Bali's Mount Agung during an eruption on Sunday (Nov 26) morning. PHOTO: BNPB

Flights at Bali's main Ngurah Rai airport resumed on Sunday after several airlines opted to cancel flights on Saturday night, Mr Wayan Ari, an information officer at Ngurah Rai airport, told The Straits Times.

There were some cancellations on Sunday, said Ms Rahayu (who goes by one name), another information officer at Ngurah Rai airport. She said earlier on Sunday at least three international flights and one domestic flight, all arrivals, have been cancelled on Sunday.

Local residents evacuate their catles to a safe area as the Mount Agung volcano spews volcanic ash in Bali, Indonesia, on Nov 26, 2017. PHOTO: EPA-EFE

On the neighbouring island of Lombok, the airport was closed at 5.15pm local time.

"Flight routes to Lombok are blocked by volcanic ash so access from all directions are not possible," Director-general of air transport Agus Santoso told reporters.

Earlier, Ms Oki Ovaliani, an information officer at Lombok airport, told The Straits Times that Garuda cancelled flights to Bali, Surabaya, Jakarta and Bima.

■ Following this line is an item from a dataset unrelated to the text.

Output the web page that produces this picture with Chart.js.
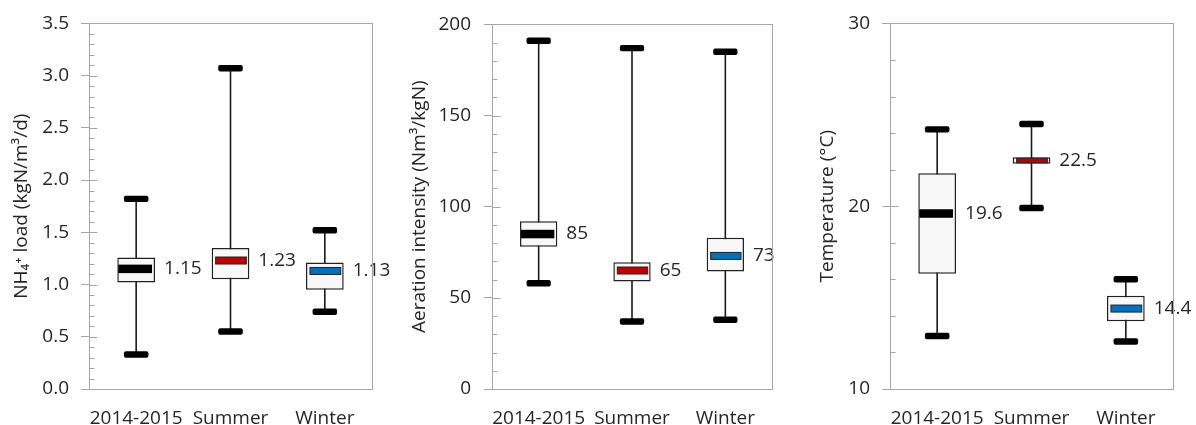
<!DOCTYPE html>
<html>
<head>
<meta charset="utf-8">
<script src="https://cdn.jsdelivr.net/npm/chart.js"></script>
<style>
  body { margin: 0; background: #fff; width: 1196px; height: 425px; overflow: hidden; position: relative; }
  canvas { position: absolute; top: 0; }
</style>
</head>
<body>
<canvas id="nh4Chart" width="400" height="425" style="left:0"></canvas>
<canvas id="aerationChart" width="400" height="425" style="left:400px"></canvas>
<canvas id="tempChart" width="396" height="425" style="left:800px"></canvas>
<script>
// Categories shared by all three panels
const categories = ['2014-2015', 'Summer', 'Winter'];

// NH4+ load (kgN/m3/d)
const nh4Min = [0.33, 0.55, 0.74];
const nh4Q1 = [1.02, 1.05, 0.95];
const nh4Median = [1.15, 1.23, 1.13];
const nh4Q3 = [1.26, 1.35, 1.21];
const nh4Max = [1.82, 3.07, 1.52];

// Aeration intensity (Nm3/kgN)
const aerMin = [58, 37, 38];
const aerQ1 = [78, 59, 64.5];
const aerMedian = [85, 65, 73];
const aerQ3 = [92, 69.5, 83];
const aerMax = [191, 187, 185];

// Temperature (°C)
const tempMin = [12.9, 19.9, 12.6];
const tempQ1 = [16.3, 22.32, 13.7];
const tempMedian = [19.6, 22.5, 14.4];
const tempQ3 = [21.8, 22.68, 15.1];
const tempMax = [24.2, 24.5, 16.0];

const medianColors = ['#000000', '#c00000', '#0070c0'];
const FONT = "'Open Sans', sans-serif";
const TEXT = '#262626';

// whiskers, caps, median bars, labels, frame and minor ticks
const boxPlotPlugin = {
  id: 'boxPlot',
  beforeDatasetsDraw(chart, args, opts) {
    const { ctx } = chart;
    const y = chart.scales.y;
    const bars = chart.getDatasetMeta(0).data;
    ctx.save();
    ctx.strokeStyle = '#1a1a1a';
    ctx.lineWidth = 1.6;
    bars.forEach((bar, i) => {
      ctx.beginPath();
      ctx.moveTo(bar.x, y.getPixelForValue(opts.mins[i]));
      ctx.lineTo(bar.x, y.getPixelForValue(opts.maxs[i]));
      ctx.stroke();
    });
    ctx.restore();
  },
  afterDatasetsDraw(chart, args, opts) {
    const { ctx, chartArea } = chart;
    const y = chart.scales.y;
    const bars = chart.getDatasetMeta(0).data;
    ctx.save();
    bars.forEach((bar, i) => {
      const w = bar.width;
      // caps
      const capW = w * 0.65;
      [opts.mins[i], opts.maxs[i]].forEach(v => {
        const py = y.getPixelForValue(v);
        ctx.fillStyle = '#000';
        ctx.beginPath();
        ctx.roundRect(bar.x - capW / 2, py - 3.2, capW, 6.4, 2);
        ctx.fill();
      });
      // median bar
      const my = y.getPixelForValue(opts.medians[i]);
      const boxH = Math.abs(y.getPixelForValue(opts.q1[i]) - y.getPixelForValue(opts.q3[i]));
      if (i === 0) {
        const h = Math.min(8.5, boxH - 2);
        ctx.fillStyle = '#000';
        ctx.fillRect(bar.x - w / 2 + 1, my - h / 2, w - 4, h);
      } else {
        const h = Math.min(7, boxH - 2);
        ctx.fillStyle = medianColors[i];
        ctx.strokeStyle = '#222';
        ctx.lineWidth = 1;
        ctx.fillRect(bar.x - w / 2 + 4, my - h / 2, w - 7, h);
        ctx.strokeRect(bar.x - w / 2 + 4, my - h / 2, w - 7, h);
      }
      // value label
      ctx.fillStyle = TEXT;
      ctx.font = '19px ' + FONT;
      ctx.textAlign = 'left';
      ctx.textBaseline = 'middle';
      ctx.fillText(opts.medians[i].toFixed(opts.decimals), bar.x + w / 2 + 9, my);
    });
    // plot frame
    ctx.strokeStyle = '#a6a6a6';
    ctx.lineWidth = 1;
    ctx.strokeRect(Math.round(chartArea.left) + 0.5, Math.round(chartArea.top) + 0.5,
      Math.round(chartArea.right - chartArea.left), Math.round(chartArea.bottom - chartArea.top));
    // inner ticks (minor every minorStep, major a bit longer)
    const x0 = Math.round(chartArea.left) + 0.5;
    const steps = Math.round((y.max - y.min) / opts.minorStep);
    for (let k = 1; k < steps; k++) {
      const v = y.min + k * opts.minorStep;
      const py = Math.round(y.getPixelForValue(v)) + 0.5;
      const major = Math.abs(v / opts.majorStep - Math.round(v / opts.majorStep)) < 1e-6;
      ctx.beginPath();
      ctx.moveTo(x0, py);
      ctx.lineTo(x0 + (major ? 8 : 5), py);
      ctx.stroke();
    }
    ctx.restore();
  }
};

function makeChart(id, cfg) {
  return new Chart(document.getElementById(id), {
    type: 'bar',
    data: {
      labels: categories,
      datasets: [{
        data: cfg.q1.map((v, i) => [v, cfg.q3[i]]),
        backgroundColor: '#f8f8f8',
        borderColor: '#222',
        borderWidth: 1.5,
        borderSkipped: false,
        barPercentage: 0.4,
        categoryPercentage: 1
      }]
    },
    options: {
      responsive: false,
      animation: false,
      layout: { padding: { left: 0, right: cfg.padRight, top: 22, bottom: 0 } },
      plugins: {
        legend: { display: false },
        tooltip: { enabled: false },
        boxPlot: {
          mins: cfg.min, maxs: cfg.max, medians: cfg.median, q1: cfg.q1, q3: cfg.q3,
          decimals: cfg.decimals, minorStep: cfg.minorStep, majorStep: cfg.majorStep
        }
      },
      scales: {
        x: {
          grid: { display: false, drawTicks: false },
          border: { display: false },
          ticks: { color: TEXT, font: { family: FONT, size: 19 }, padding: 18, maxRotation: 0, autoSkip: false },
          afterFit: s => { s.height = 36; }
        },
        y: {
          min: cfg.yMin,
          max: cfg.yMax,
          grid: { drawOnChartArea: false, drawTicks: true, tickLength: 8, color: '#a6a6a6' },
          border: { display: false },
          ticks: {
            stepSize: cfg.majorStep,
            color: TEXT,
            font: { family: FONT, size: 19 },
            padding: cfg.tickPad,
            callback: v => Number(v).toFixed(cfg.tickDecimals)
          },
          title: {
            display: true,
            text: cfg.title,
            color: TEXT,
            font: { family: FONT, size: 19 },
            padding: { top: cfg.titlePad, bottom: 0 }
          },
          afterFit: s => { s.width = cfg.axisWidth; }
        }
      }
    },
    plugins: [boxPlotPlugin]
  });
}

makeChart('nh4Chart', {
  min: nh4Min, q1: nh4Q1, median: nh4Median, q3: nh4Q3, max: nh4Max,
  yMin: 0, yMax: 3.5, majorStep: 0.5, minorStep: 0.1, tickDecimals: 1, decimals: 2,
  title: 'NH\u2084\u207A load (kgN/m\u00B3/d)', titlePad: 10, tickPad: 12,
  axisWidth: 89, padRight: 28
});

makeChart('aerationChart', {
  min: aerMin, q1: aerQ1, median: aerMedian, q3: aerQ3, max: aerMax,
  yMin: 0, yMax: 200, majorStep: 50, minorStep: 10, tickDecimals: 0, decimals: 0,
  title: 'Aeration intensity (Nm\u00B3/kgN)', titlePad: 8, tickPad: 13,
  axisWidth: 92, padRight: 28
});

makeChart('tempChart', {
  min: tempMin, q1: tempQ1, median: tempMedian, q3: tempQ3, max: tempMax,
  yMin: 10, yMax: 30, majorStep: 10, minorStep: 2, tickDecimals: 0, decimals: 1,
  title: 'Temperature (\u00B0C)', titlePad: 16, tickPad: 12,
  axisWidth: 90, padRight: 23
});
</script>
</body>
</html>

AirAsia tweeted that all flights to and from Bali and Lombok were either cancelled or rescheduled.

Volcanic ash on a mobile phone screen after Saturday's eruption. PHOTO: BNPB

Mount Agung has been rumbling since September, forcing tens of thousands of people to flee to shelters. It began a series of mild eruptions, called phreatic eruptions, last week.

The mountain's last major eruption occurred in 1963, killing more than 1,000 people.

The authorities have been ordered to immediately distribute masks to several villages in affected areas.

The volcano also erupted on Saturday, starting at 5.30pm local time and going on for some time, with ash going up 1,500m.

Saturday's eruptions caused eight scheduled arrivals and 13 departures to be cancelled by several airlines, affecting a total of 2,087 passengers, according to BNPB.

Local residents living within a radius of 6km to 7.5km, depending on which side of the volcano they are on, have been urged to evacuate. These areas have been declared as danger zones, although some residents have opted to stay.